Retour à Notre-Dame-de-la-Merci, deuxième roman de Quentin Mouron. Après Au point d'effusion des égouts, premier roman déjà très remarquable, ce nouveau livre creuse plus profond et ressaisit, dans le temps d'une tempête, quelques destinées cabossées avec l'empathie d'un Raymond Carver.
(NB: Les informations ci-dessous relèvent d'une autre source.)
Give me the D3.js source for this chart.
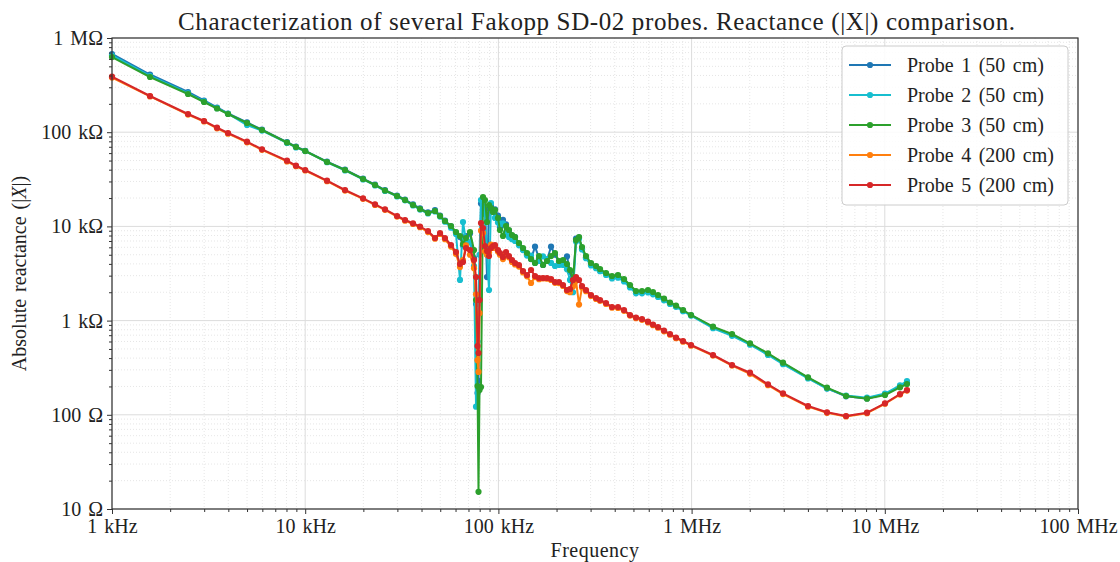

Quentin Mouron m’a étonné, puis il m’a intéressé, dès les pages initiales de son premier roman, Au point d’effusion des égouts. Tout de suite j’ai constaté quelque chose de rare, et particulièrement chez les très jeunes écrivains de notre époque, dans ce texte apparemment imparfait selon les codes académiques, qui tenait à la dramaturgie du récit, à son atmosphère et à son écriture à la fois nerveuse et très précise, curieusement hâchée et frénétique en apparence, mais comme tenue par-dessous, fautive mais voulue telle comme on parle aujourd’hui dans la rue ou par SMS, affirmant en tout cas une voix et une trempe, une tripe particulière et un ton tendrement teigneux. Tout de suite il m’a semblé qu’il y avait là un écrivain pur jus et peut-être d’avenir, non pas à cause des traits immédiatement apparents de son talent hirsute, mais à cause de l’émotion filtrant entre les lignes et les scènes se bousculant de page en page – cette émotion vive découlant d’un certain regard sur le monde et d’un certain sentiment du monde. Un thème lancinant y apparaît en outre, qui court de page en page et se déploie dans le deuxième livre de Quentin, Notre-Dame-de-la-Merci, pour en devenir le motif central et sombrement rayonnant, qu’on pourrait dire celui de l’amour sans retour. Or ce qui me frappe aussi, dans la modulation de ce thème, tient au fait qu’il soit quasi pur de toute sentimentalité alors même que sa lancinante évidence « fait mal ». La même fragilité, sous la même apparente crânerie, se retrouve chez le narrateur du premier livre de Quentin et chez les personnages de Notre-Dame-de-la-Merci, qui appellent ici deux ou trois remarques préalables sur le jeune auteur.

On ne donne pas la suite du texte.